▶ Stored data:
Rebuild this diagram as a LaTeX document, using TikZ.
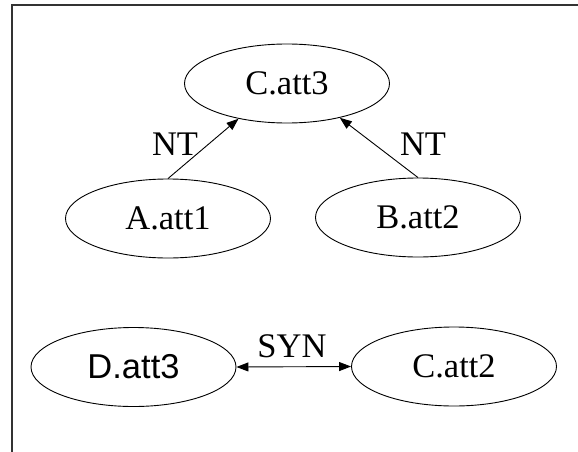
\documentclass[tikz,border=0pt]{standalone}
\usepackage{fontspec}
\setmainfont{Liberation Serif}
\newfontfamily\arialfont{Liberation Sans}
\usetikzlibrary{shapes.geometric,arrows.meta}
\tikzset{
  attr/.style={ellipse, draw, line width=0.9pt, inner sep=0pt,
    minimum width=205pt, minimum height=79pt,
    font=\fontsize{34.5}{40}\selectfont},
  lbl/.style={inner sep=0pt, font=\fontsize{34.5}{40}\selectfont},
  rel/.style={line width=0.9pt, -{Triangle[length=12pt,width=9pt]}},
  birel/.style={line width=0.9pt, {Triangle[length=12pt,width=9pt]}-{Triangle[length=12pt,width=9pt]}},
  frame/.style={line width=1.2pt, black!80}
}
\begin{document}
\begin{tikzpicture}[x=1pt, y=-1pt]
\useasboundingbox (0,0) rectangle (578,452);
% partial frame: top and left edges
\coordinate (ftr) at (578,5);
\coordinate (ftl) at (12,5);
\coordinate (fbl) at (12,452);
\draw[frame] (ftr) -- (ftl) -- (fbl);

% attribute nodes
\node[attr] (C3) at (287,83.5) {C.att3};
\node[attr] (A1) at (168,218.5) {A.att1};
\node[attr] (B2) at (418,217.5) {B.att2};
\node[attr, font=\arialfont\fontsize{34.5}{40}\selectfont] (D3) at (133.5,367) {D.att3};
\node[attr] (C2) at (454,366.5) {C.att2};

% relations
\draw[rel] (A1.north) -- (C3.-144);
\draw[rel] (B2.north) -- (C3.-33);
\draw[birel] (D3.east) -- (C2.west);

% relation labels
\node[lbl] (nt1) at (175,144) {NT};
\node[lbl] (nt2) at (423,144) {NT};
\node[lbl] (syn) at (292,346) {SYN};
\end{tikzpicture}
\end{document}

▶ Written task:
The material above holds pictures; copy everything else in it exactly.

▶ Reply:
Rebuild this diagram as a LaTeX document, using TikZ.
\documentclass[tikz,border=0pt]{standalone}
\usepackage{fontspec}
\setmainfont{Liberation Serif}
\newfontfamily\arialfont{Liberation Sans}
\usetikzlibrary{shapes.geometric,arrows.meta}
\tikzset{
  attr/.style={ellipse, draw, line width=0.9pt, inner sep=0pt,
    minimum width=205pt, minimum height=79pt,
    font=\fontsize{34.5}{40}\selectfont},
  lbl/.style={inner sep=0pt, font=\fontsize{34.5}{40}\selectfont},
  rel/.style={line width=0.9pt, -{Triangle[length=12pt,width=9pt]}},
  birel/.style={line width=0.9pt, {Triangle[length=12pt,width=9pt]}-{Triangle[length=12pt,width=9pt]}},
  frame/.style={line width=1.2pt, black!80}
}
\begin{document}
\begin{tikzpicture}[x=1pt, y=-1pt]
\useasboundingbox (0,0) rectangle (578,452);
% partial frame: top and left edges
\coordinate (ftr) at (578,5);
\coordinate (ftl) at (12,5);
\coordinate (fbl) at (12,452);
\draw[frame] (ftr) -- (ftl) -- (fbl);

% attribute nodes
\node[attr] (C3) at (287,83.5) {C.att3};
\node[attr] (A1) at (168,218.5) {A.att1};
\node[attr] (B2) at (418,217.5) {B.att2};
\node[attr, font=\arialfont\fontsize{34.5}{40}\selectfont] (D3) at (133.5,367) {D.att3};
\node[attr] (C2) at (454,366.5) {C.att2};

% relations
\draw[rel] (A1.north) -- (C3.-144);
\draw[rel] (B2.north) -- (C3.-33);
\draw[birel] (D3.east) -- (C2.west);

% relation labels
\node[lbl] (nt1) at (175,144) {NT};
\node[lbl] (nt2) at (423,144) {NT};
\node[lbl] (syn) at (292,346) {SYN};
\end{tikzpicture}
\end{document}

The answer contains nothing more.